Exercise details:
Produce an exact copy of all the data below, dropping every image.

** start of Given data **

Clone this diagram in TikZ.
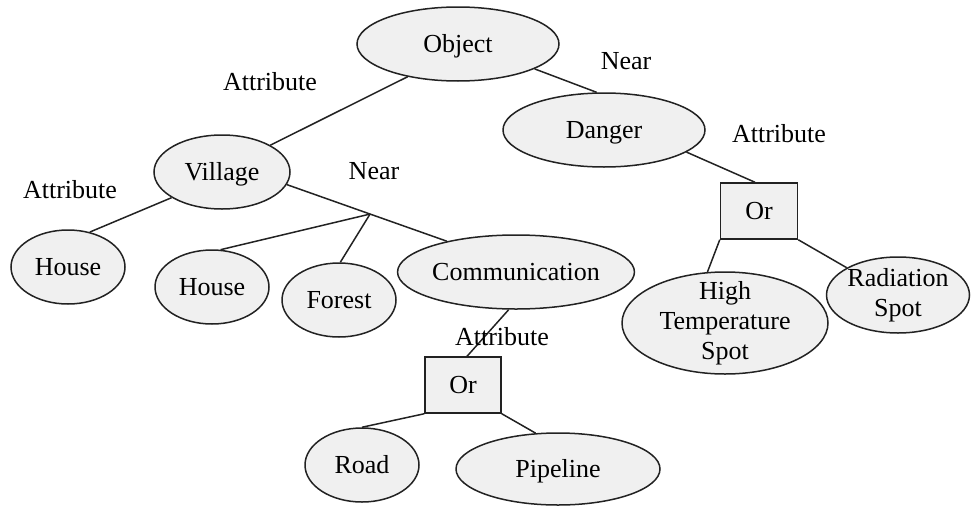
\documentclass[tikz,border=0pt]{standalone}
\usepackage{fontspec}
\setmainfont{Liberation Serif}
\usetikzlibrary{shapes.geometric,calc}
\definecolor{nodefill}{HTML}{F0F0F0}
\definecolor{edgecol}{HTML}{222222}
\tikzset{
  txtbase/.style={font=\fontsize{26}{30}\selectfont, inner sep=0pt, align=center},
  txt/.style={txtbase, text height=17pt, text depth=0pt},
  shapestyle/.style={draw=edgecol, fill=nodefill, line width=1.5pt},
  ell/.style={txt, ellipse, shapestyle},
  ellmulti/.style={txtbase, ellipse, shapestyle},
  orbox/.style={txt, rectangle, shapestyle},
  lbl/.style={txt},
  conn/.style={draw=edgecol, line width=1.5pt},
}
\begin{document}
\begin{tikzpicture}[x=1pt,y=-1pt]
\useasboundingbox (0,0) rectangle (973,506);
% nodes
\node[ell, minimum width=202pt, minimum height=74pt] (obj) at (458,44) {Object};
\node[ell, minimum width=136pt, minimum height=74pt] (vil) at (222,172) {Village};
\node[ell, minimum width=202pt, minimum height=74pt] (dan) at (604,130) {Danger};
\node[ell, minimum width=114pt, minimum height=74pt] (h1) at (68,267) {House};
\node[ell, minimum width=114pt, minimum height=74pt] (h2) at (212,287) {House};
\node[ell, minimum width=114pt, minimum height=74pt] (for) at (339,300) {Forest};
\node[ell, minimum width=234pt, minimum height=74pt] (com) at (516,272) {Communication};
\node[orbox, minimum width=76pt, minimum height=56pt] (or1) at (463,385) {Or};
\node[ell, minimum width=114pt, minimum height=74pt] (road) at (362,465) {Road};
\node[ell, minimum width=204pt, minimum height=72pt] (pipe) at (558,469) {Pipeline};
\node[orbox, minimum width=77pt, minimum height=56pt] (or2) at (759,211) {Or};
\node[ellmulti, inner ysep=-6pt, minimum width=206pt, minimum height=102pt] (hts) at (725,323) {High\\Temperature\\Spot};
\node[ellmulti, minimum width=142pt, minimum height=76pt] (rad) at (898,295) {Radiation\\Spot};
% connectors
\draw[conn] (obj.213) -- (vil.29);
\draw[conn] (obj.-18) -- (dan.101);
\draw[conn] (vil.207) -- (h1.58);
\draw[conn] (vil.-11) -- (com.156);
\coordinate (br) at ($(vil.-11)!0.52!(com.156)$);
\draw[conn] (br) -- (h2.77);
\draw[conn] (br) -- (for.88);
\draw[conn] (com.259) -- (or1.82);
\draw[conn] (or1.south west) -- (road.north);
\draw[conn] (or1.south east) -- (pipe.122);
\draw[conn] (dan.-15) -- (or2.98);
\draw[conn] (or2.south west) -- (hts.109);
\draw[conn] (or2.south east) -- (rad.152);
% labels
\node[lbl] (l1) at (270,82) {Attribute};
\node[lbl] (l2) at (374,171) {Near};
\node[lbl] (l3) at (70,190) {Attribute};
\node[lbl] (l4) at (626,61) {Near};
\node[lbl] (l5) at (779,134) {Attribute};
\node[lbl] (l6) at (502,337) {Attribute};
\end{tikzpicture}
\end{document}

** end of Given data **

Exercise result:
Clone this diagram in TikZ.
\documentclass[tikz,border=0pt]{standalone}
\usepackage{fontspec}
\setmainfont{Liberation Serif}
\usetikzlibrary{shapes.geometric,calc}
\definecolor{nodefill}{HTML}{F0F0F0}
\definecolor{edgecol}{HTML}{222222}
\tikzset{
  txtbase/.style={font=\fontsize{26}{30}\selectfont, inner sep=0pt, align=center},
  txt/.style={txtbase, text height=17pt, text depth=0pt},
  shapestyle/.style={draw=edgecol, fill=nodefill, line width=1.5pt},
  ell/.style={txt, ellipse, shapestyle},
  ellmulti/.style={txtbase, ellipse, shapestyle},
  orbox/.style={txt, rectangle, shapestyle},
  lbl/.style={txt},
  conn/.style={draw=edgecol, line width=1.5pt},
}
\begin{document}
\begin{tikzpicture}[x=1pt,y=-1pt]
\useasboundingbox (0,0) rectangle (973,506);
% nodes
\node[ell, minimum width=202pt, minimum height=74pt] (obj) at (458,44) {Object};
\node[ell, minimum width=136pt, minimum height=74pt] (vil) at (222,172) {Village};
\node[ell, minimum width=202pt, minimum height=74pt] (dan) at (604,130) {Danger};
\node[ell, minimum width=114pt, minimum height=74pt] (h1) at (68,267) {House};
\node[ell, minimum width=114pt, minimum height=74pt] (h2) at (212,287) {House};
\node[ell, minimum width=114pt, minimum height=74pt] (for) at (339,300) {Forest};
\node[ell, minimum width=234pt, minimum height=74pt] (com) at (516,272) {Communication};
\node[orbox, minimum width=76pt, minimum height=56pt] (or1) at (463,385) {Or};
\node[ell, minimum width=114pt, minimum height=74pt] (road) at (362,465) {Road};
\node[ell, minimum width=204pt, minimum height=72pt] (pipe) at (558,469) {Pipeline};
\node[orbox, minimum width=77pt, minimum height=56pt] (or2) at (759,211) {Or};
\node[ellmulti, inner ysep=-6pt, minimum width=206pt, minimum height=102pt] (hts) at (725,323) {High\\Temperature\\Spot};
\node[ellmulti, minimum width=142pt, minimum height=76pt] (rad) at (898,295) {Radiation\\Spot};
% connectors
\draw[conn] (obj.213) -- (vil.29);
\draw[conn] (obj.-18) -- (dan.101);
\draw[conn] (vil.207) -- (h1.58);
\draw[conn] (vil.-11) -- (com.156);
\coordinate (br) at ($(vil.-11)!0.52!(com.156)$);
\draw[conn] (br) -- (h2.77);
\draw[conn] (br) -- (for.88);
\draw[conn] (com.259) -- (or1.82);
\draw[conn] (or1.south west) -- (road.north);
\draw[conn] (or1.south east) -- (pipe.122);
\draw[conn] (dan.-15) -- (or2.98);
\draw[conn] (or2.south west) -- (hts.109);
\draw[conn] (or2.south east) -- (rad.152);
% labels
\node[lbl] (l1) at (270,82) {Attribute};
\node[lbl] (l2) at (374,171) {Near};
\node[lbl] (l3) at (70,190) {Attribute};
\node[lbl] (l4) at (626,61) {Near};
\node[lbl] (l5) at (779,134) {Attribute};
\node[lbl] (l6) at (502,337) {Attribute};
\end{tikzpicture}
\end{document}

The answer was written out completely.